We want to rebuild a set of NEMO restart files from ORCA1 configuration. The minimal command line to perform a simple sequential reconstruction is
python nemo_rebuild.py -i ORCA1_01305240_restart
and the script will automatically detect the number of subdomain files. In this case it's not mandatory to set up the MPI environment (module load ...).
Let's rebuild NEMO output files from ORCA025 configuration by using the MPI interface to speed up things ...

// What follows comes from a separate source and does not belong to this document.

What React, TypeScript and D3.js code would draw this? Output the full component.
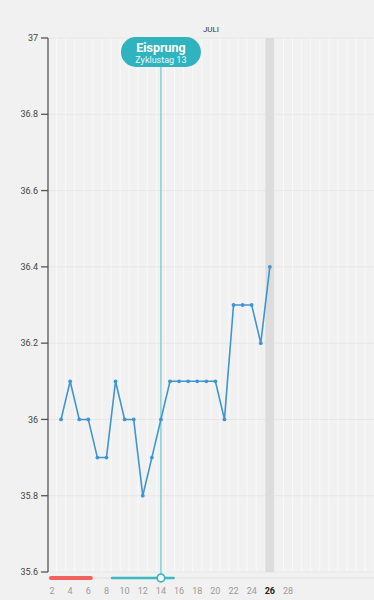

mpirun -n N python nemo_rebuild.py -i ORCA025_1m_20000101_20000131_grid_T
where N is the number of MPI tasks required. The number N of MPI tasks cannot exceed the number of subdomains and does not necessarily have to be an integer divisor of the number of subdomains.
When installed as a package, an executable named nemo_rebuild_py will be added to your path, so one can call it from anywhere, provided that the conda and MPI environments are properly set up. The package can be installed by launching:
pip install .
from the root folder of the repository.